There is never any actual technical reasons it's always about vague things like not adhering to UNIX philosophy, lines of code or it being badly designed (without any real architectural criticism)
This is an article about why they believe sudo isn't a good system. Where's your criticism of that from a technical / security perspective?
It's been about 10 years since systemd was adopted by Debian/Ubuntu/Redhat/Fedora etc.
Millions of deployments over the years. The companies that build and are paid to support for years with SLAs the operating systems are using it without issue.
constantcrying|1 year ago
I did not mention the first two, so please do not pretend I argued that. For bad design look at transactions. That is really dumb and makes the system near incomprehensible. The documentation is bad, dbus is literally so bad they tell you not to use it without a wrapper. The terminology is very questionable and makes it hard to explain what a unit actually does.
But I don't even see that as the worst part. The worst part is that they fundamentally can't do basic software engineering, in the sense that they do not have a defined project scope. Everything is potentially a systemd issue and not once does anyone take a step back and say "maybe systemd" isn't the right place to fix that problem.
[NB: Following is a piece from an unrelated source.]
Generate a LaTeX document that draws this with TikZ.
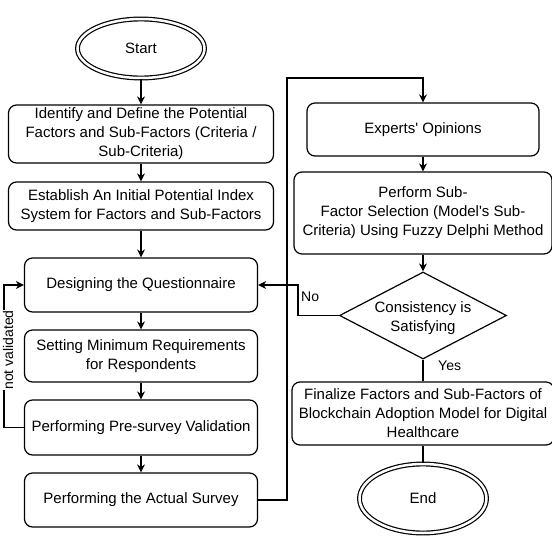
\documentclass[tikz,border=0pt]{standalone}
\usepackage{fontspec}
\setmainfont{Liberation Sans}
\usetikzlibrary{shapes.geometric,arrows.meta}
\tikzset{
  base/.style={line width=1.2pt},
  box/.style={base, draw, rounded corners=8pt, align=center, inner sep=1pt,
    font=\fontsize{15}{19}\selectfont},
  term/.style={base, draw, ellipse, double, double distance=2.5pt, inner sep=0pt,
    minimum width=127pt, font=\fontsize{15}{19}\selectfont},
  lbl/.style={font=\fontsize{14}{17}\selectfont, inner sep=1pt},
  arr/.style={base, -{Stealth[length=8pt,width=8pt,inset=2.5pt]}},
  ln/.style={base},
}
\begin{document}
\begin{tikzpicture}[x=1pt,y=-1pt]
\fill[white] (0,0) rectangle (552,536);
\useasboundingbox (0,0) rectangle (552,536);
% left column
\node[term, minimum height=59pt] (start) at (141,48.5) {Start};
\node[box, minimum width=265pt, minimum height=58pt] (b1) at (141,134)
  {Identify and Define the Potential\\Factors and Sub-Factors (Criteria /\\Sub-Criteria)};
\node[box, minimum width=265pt, minimum height=48pt] (b2) at (141,206)
  {Establish An Initial Potential Index\\System for Factors and Sub-Factors};
\node[box, minimum width=233pt, minimum height=54pt] (b3) at (141,285)
  {Designing the Questionnaire};
\node[box, minimum width=233pt, minimum height=52pt] (b4) at (141,356)
  {Setting Minimum Requirements\\for Respondents};
\node[box, minimum width=233pt, minimum height=55pt] (b5) at (141,427.5)
  {Performing Pre-survey Validation};
\node[box, minimum width=233pt, minimum height=54pt] (b6) at (141,500)
  {Performing the Actual Survey};
% right column
\node[box, minimum width=232pt, minimum height=53pt] (exp) at (423,129.5)
  {Experts\textquotesingle\ Opinions};
\node[box, minimum width=258pt, minimum height=82pt] (perf) at (423,213)
  {Perform Sub-\\Factor Selection (Model\textquotesingle s Sub-\\Criteria) Using Fuzzy Delphi Method};
\node[base, draw, diamond, minimum width=167pt, minimum height=87pt, inner sep=0pt,
  label={[align=center, font=\fontsize{15}{19}\selectfont, yshift=-3pt]center:Consistency is\\Satisfying}]
  (dia) at (423,315.5) {};
\node[box, minimum width=262pt, minimum height=63pt] (fin) at (423,413.5)
  {Finalize Factors and Sub-Factors of\\Blockchain Adoption Model for Digital\\Healthcare};
\node[term, minimum height=69pt] (end) at (423,498.5) {End};
% connectors
\draw[arr] (start) -- (b1);
\draw[arr] (b1) -- (b2);
\draw[arr] (b2) -- (b3);
\draw[arr] (b3) -- (b4);
\draw[arr] (b4) -- (b5);
\draw[arr] (b5) -- (b6);
\coordinate (cnv) at (4,285);
\draw[arr] (b5.west) -| (cnv) -- (b3.west);
\node[lbl, rotate=90, fill=white, inner sep=0.5pt] (nv) at (8.2,350) {not validated};
\coordinate (csv) at (287,78);
\draw[arr] (b6.east) -| (csv) -| (exp.north);
\draw[arr] (exp) -- (perf);
\draw[arr] (perf) -- (dia);
\coordinate (cno) at (298,285);
\draw[arr] (dia.west) -| (cno) -- (b3.east);
\node[lbl, anchor=west] (no) at (300,297) {No};
\draw[ln] (dia.south) -- (fin.north);
\node[lbl, anchor=west] (yes) at (437,366) {Yes};
\draw[ln] (fin.south) -- (end.north);
\end{tikzpicture}
\end{document}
>This is an article about why they believe sudo isn't a good system. Where's your criticism of that from a technical / security perspective?
If you don't read my posts please do not respond to me. Look at the first post I made and carefully read it.
growse|1 year ago
I read your OP. It does not contain a technical / security criticism of run0. It's an angry, hand-wavey, vague rant against a project that took a design decision you apparently disagree with, but lacking any actual analytical evaluation of the thing up for discussion.
This sort of top-level post shows up on every single article that mentions "systemd", so you'll maybe understand why people tend to be dismissive.